Thursday, September 24, 2009

Munichburg Part 1

I’ve mentioned our neighborhood before, but today and tomorrow I want to tell you more about it.

The reason is that Saturday is our neighborhood association’s big fund-raising event, its annual Oktoberfest. Here is a link for more information.

We live in Jefferson City’s Old Munichburg neighborhood, which is basically a “Germantown.” In the mid-1800s, it developed as its own little village, separate from Jefferson City, which was to the north, on the other side of Wears Creek (which is now the Highway 63/54 expressway).

Jeff City’s official downtown is on a hill close to the Missouri River—the main street is High Street, which runs along the crest of the hill. Hence Jeff City’s downtown is known locally as “uptown.”

Meanwhile, Munichburg developed to the south, on the other side of Wear’s Creek, and later became known as the “South Side.” It was primarily settled by Germans, and many of the folks immigrated from the same town in Bavaria: Muenchberg.

The German immigrants called their Missouri settlement “Muenchberg” after their hometown, but English speakers, overhearing this word, interpreted it as “Munichburg,” since they were familiar with the name of Munich (which is a much, much larger city than Muenchberg).
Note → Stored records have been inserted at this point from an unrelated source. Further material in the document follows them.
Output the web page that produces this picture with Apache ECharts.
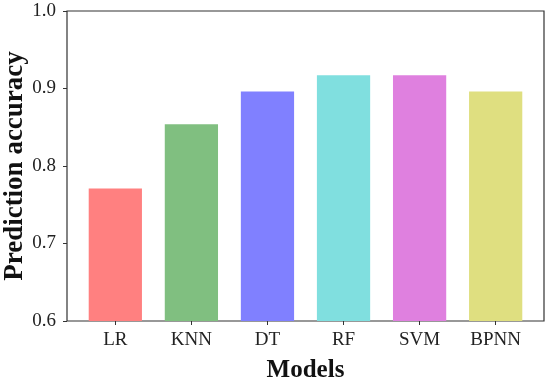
<!DOCTYPE html>
<html>
<head>
<meta charset="utf-8">
<script src="https://cdn.jsdelivr.net/npm/echarts@6/dist/echarts.min.js"></script>
<style>
html,body{margin:0;padding:0;background:#fff;}
#chart{width:550px;height:388px;}
</style>
</head>
<body>
<div id="chart"></div>
<script>
var categories = ['LR', 'KNN', 'DT', 'RF', 'SVM', 'BPNN'];
var accuracy = [0.771, 0.854, 0.896, 0.917, 0.917, 0.896];
var yTicks = [0.6, 0.7, 0.8, 0.9, 1.0];
var palette = ['#ff8080', '#80bf80', '#8080ff', '#80dfdf', '#df80df', '#dfdf80'];

var FONT = 'Liberation Serif';
var chart = echarts.init(document.getElementById('chart'), null, {renderer: 'canvas'});
var option = {
  backgroundColor: '#ffffff',
  animation: false,
  grid: [
    {left: 67, right: 6, top: 11, bottom: 67, containLabel: false, outerBoundsMode: 'none',
     show: true, borderColor: '#333', borderWidth: 1.2, backgroundColor: 'transparent'},
    {left: 77.3, right: 16.3, top: 11, bottom: 67, containLabel: false, outerBoundsMode: 'none'}
  ],
  xAxis: [
    {type: 'value', gridIndex: 0, min: 0, max: 1, show: false},
    {
      type: 'category', gridIndex: 1, data: categories,
      axisLine: {show: false},
      axisTick: {show: true, alignWithLabel: true, length: 4, inside: false, lineStyle: {color: '#333', width: 1}},
      axisLabel: {fontFamily: FONT, fontSize: 19, color: '#222', margin: 10},
      name: 'Models', nameLocation: 'middle', nameGap: 37, nameMoveOverlap: false,
      nameTextStyle: {fontFamily: FONT, fontSize: 25, fontWeight: 'bold', color: '#111'}
    }
  ],
  yAxis: [
    {
      type: 'value', gridIndex: 0, min: yTicks[0], max: yTicks[yTicks.length - 1], interval: 0.1,
      axisLine: {show: false},
      axisTick: {show: true, length: 4, inside: false, lineStyle: {color: '#333', width: 1}},
      splitLine: {show: false},
      axisLabel: {fontFamily: FONT, fontSize: 19, color: '#222', margin: 11,
        formatter: function (v) { return v.toFixed(1); }},
      name: 'Prediction accuracy', nameLocation: 'middle', nameGap: 38, nameMoveOverlap: false,
      nameTextStyle: {fontFamily: FONT, fontSize: 27, fontWeight: 'bold', color: '#111'}
    },
    {type: 'value', gridIndex: 1, min: yTicks[0], max: yTicks[yTicks.length - 1], show: false}
  ],
  series: [{
    type: 'bar', xAxisIndex: 1, yAxisIndex: 1,
    barWidth: '70%',
    data: accuracy.map(function (v, i) {
      return {value: v, itemStyle: {color: palette[i]}};
    })
  }]
};
chart.setOption(option);
</script>
</body>
</html>
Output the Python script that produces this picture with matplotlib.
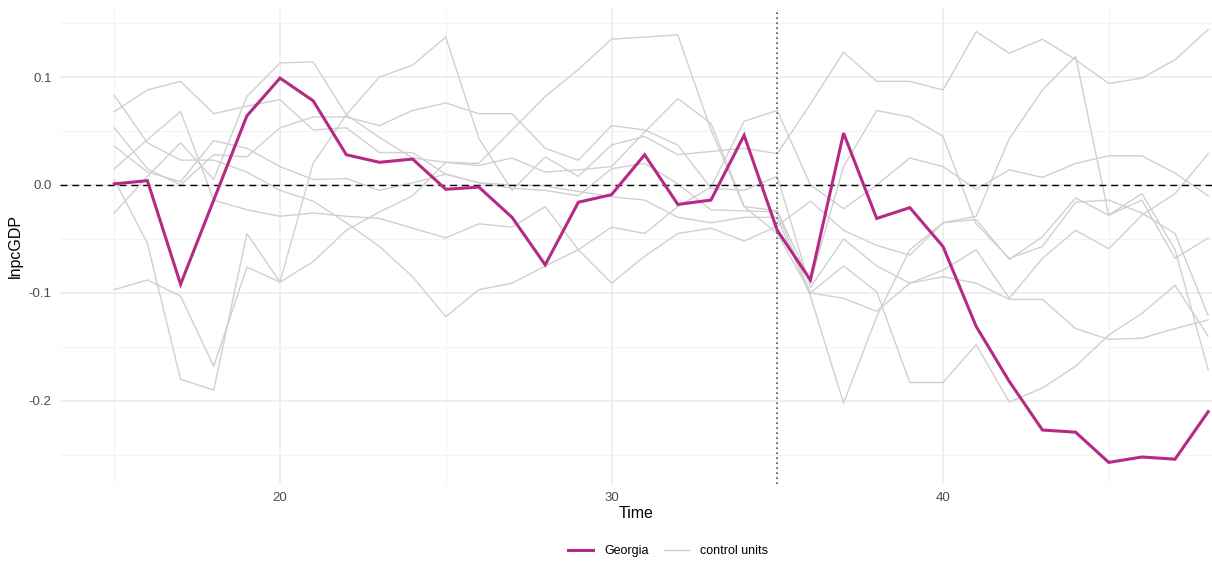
import matplotlib
matplotlib.use("Agg")
import matplotlib.pyplot as plt
from matplotlib.lines import Line2D
import numpy as np

plt.rcParams['font.family'] = ['Liberation Sans', 'DejaVu Sans']

# yearly series, 15..48
years = list(range(15, 49))

georgia = [0.001, 0.004, -0.092, -0.014, 0.064, 0.099, 0.078, 0.028, 0.021, 0.024,
           -0.004, -0.002, -0.030, -0.074, -0.016, -0.009, 0.028, -0.018, -0.014, 0.046,
           -0.042, -0.088, 0.048, -0.031, -0.021, -0.057, -0.131, -0.182, -0.227, -0.229,
           -0.257, -0.252, -0.254, -0.210]

unit_a = [-0.097, -0.088, -0.103, -0.168, -0.076, -0.090, 0.020, 0.065, 0.100, 0.111,
          0.137, 0.043, -0.005, 0.026, 0.008, 0.037, 0.045, 0.028, 0.031, 0.034,
          0.029, 0.075, 0.123, 0.096, 0.096, 0.088, 0.142, 0.122, 0.135, 0.116,
          0.094, 0.099, 0.116, 0.144]
unit_b = [0.068, 0.088, 0.096, 0.066, 0.073, 0.079, 0.051, 0.053, 0.030, 0.030,
          0.010, 0.002, -0.003, -0.005, -0.010, 0.015, 0.020, 0.001, -0.023, -0.024,
          -0.025, -0.100, -0.105, -0.117, -0.091, -0.085, -0.091, -0.106, -0.106, -0.133,
          -0.143, -0.142, -0.133, -0.125]
unit_c = [0.015, 0.042, 0.068, -0.014, -0.023, -0.029, -0.026, -0.029, -0.031, -0.040,
          -0.049, -0.036, -0.039, -0.020, -0.060, -0.039, -0.045, -0.020, -0.002, 0.059,
          0.069, 0.000, -0.022, 0.000, 0.025, 0.017, -0.004, 0.014, 0.007, 0.020,
          0.027, 0.027, 0.011, -0.010]
unit_d = [0.005, -0.054, -0.180, -0.190, -0.045, -0.090, -0.071, -0.042, -0.025, -0.010,
          0.021, 0.020, 0.051, 0.082, 0.107, 0.135, 0.137, 0.139, 0.051, -0.020,
          -0.045, -0.100, -0.075, -0.099, -0.183, -0.183, -0.148, -0.201, -0.188, -0.168,
          -0.139, -0.119, -0.093, -0.140]
unit_e = [0.053, 0.015, 0.000, 0.028, 0.026, 0.053, 0.063, 0.063, 0.055, 0.069,
          0.076, 0.066, 0.066, 0.034, 0.023, 0.055, 0.051, 0.037, -0.003, -0.005,
          0.008, -0.095, -0.050, -0.075, -0.091, -0.079, -0.060, -0.105, -0.068, -0.042,
          -0.059, -0.028, -0.008, 0.029]
unit_f = [0.083, 0.039, 0.023, 0.023, 0.012, -0.005, -0.015, -0.035, -0.057, -0.085,
          -0.122, -0.097, -0.091, -0.075, -0.060, -0.091, -0.066, -0.045, -0.040, -0.052,
          -0.038, -0.015, -0.042, -0.056, -0.065, -0.035, -0.032, -0.069, -0.048, -0.012,
          -0.028, -0.008, -0.060, -0.171]
unit_g = [0.036, 0.012, 0.003, 0.041, 0.034, 0.017, 0.005, 0.006, -0.005, 0.002,
          0.010, 0.002, 0.000, -0.001, -0.006, -0.011, -0.014, -0.030, -0.035, -0.030,
          -0.030, -0.103, -0.202, -0.122, -0.060, -0.035, -0.029, 0.043, 0.088, 0.119,
          -0.028, -0.014, -0.068, -0.049]
unit_h = [-0.026, 0.008, 0.039, 0.005, 0.082, 0.113, 0.114, 0.065, 0.044, 0.025,
          0.021, 0.018, 0.025, 0.012, 0.014, 0.017, 0.049, 0.080, 0.057, -0.020,
          -0.024, -0.090, 0.017, 0.069, 0.063, 0.045, -0.036, -0.068, -0.057, -0.016,
          -0.014, -0.026, -0.045, -0.121]

controls = [unit_a, unit_b, unit_c, unit_d, unit_e, unit_f, unit_g, unit_h]
treat_year = 35

fig = plt.figure(figsize=(12.12, 5.61), dpi=100)
ax = fig.add_axes([60 / 1212, 1 - 484 / 561, 1 - 60 / 1212, 475 / 561])

for s in controls:
    ax.plot(years, s, color='#d0d0d0', lw=1.0, zorder=2)
ax.plot(years, georgia, color='#B52A82', lw=2.2, zorder=4, solid_joinstyle='miter')

ax.axhline(0, color='black', lw=1.0, ls=(0, (5, 3.5)), zorder=3)
ax.axvline(treat_year, color='#555555', lw=1.2, ls=(0, (1, 2)), zorder=3)

ax.set_xlim(13.363, 48.115)
ax.set_ylim(-0.277, 0.163)

ax.set_xticks([20, 30, 40])
ax.set_xticks([15, 25, 35, 45], minor=True)
ax.set_yticks([-0.2, -0.1, 0.0, 0.1])
ax.set_yticklabels(['-0.2', '-0.1', '0.0', '0.1'])
ax.set_yticks([-0.25, -0.15, -0.05, 0.05, 0.15], minor=True)
ax.grid(which='major', color='#ebebeb', lw=1.1, zorder=0)
ax.grid(which='minor', color='#f3f3f3', lw=0.8, zorder=0)
ax.tick_params(which='both', length=0, labelsize=9.5, labelcolor='#4d4d4d')
ax.tick_params(axis='x', pad=6)
ax.tick_params(axis='y', pad=6)
for sp in ax.spines.values():
    sp.set_visible(False)

ax.set_xlabel('Time', fontsize=11.5, labelpad=1)
ax.set_ylabel('lnpcGDP', fontsize=11.5, labelpad=4)

handles = [Line2D([], [], color='#B52A82', lw=2.2),
           Line2D([], [], color='#d0d0d0', lw=1.0)]
fig.legend(handles, ['Georgia', 'control units'], loc='center',
           bbox_to_anchor=(668 / 1212, 1 - 551 / 561), ncol=2, frameon=False,
           fontsize=9, handlelength=2.0, columnspacing=1.2, handletextpad=0.9)

fig.savefig('out.png', dpi=100)
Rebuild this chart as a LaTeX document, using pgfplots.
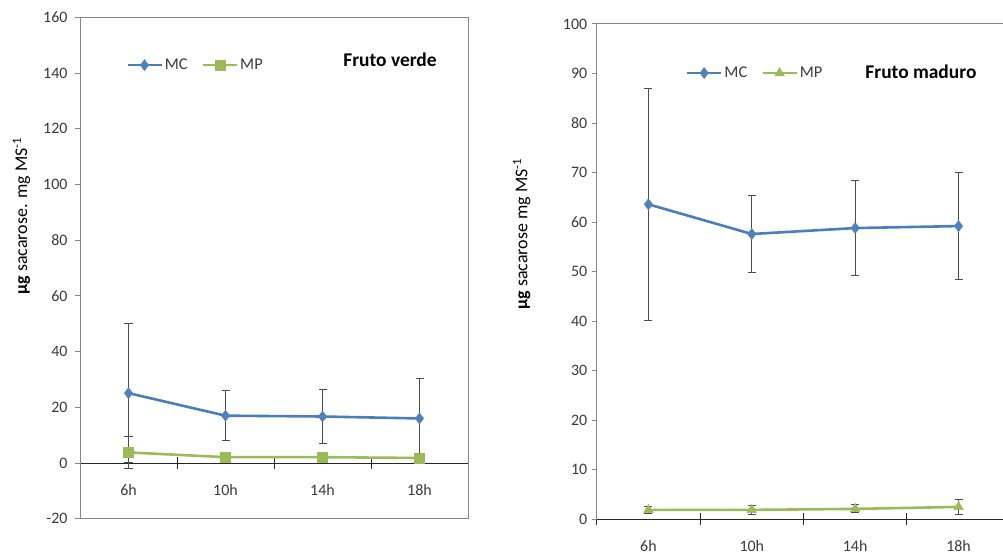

And the name “Munichburg” stuck.

So Munichburg developed its own little business district, centered on Dunklin and its intersections with Madison and Jefferson. A few businesses in this area have long, long histories. Busch’s Florist, for example, has been around since 1890. The ECCO Lounge has been there, under different names, since the middle 1800s. Even the local Coca-Cola bottler is a direct descendent of its predecessors, all basically at the same location: Moerschel Products (1922), the Capitol Brewery (1892), Wagner Brewery (1870s), and Gundelfinger Brewery (1847).

In addition to these businesses, there were groceries, dry goods stores, hotels, funeral parlors, even a separate fire department.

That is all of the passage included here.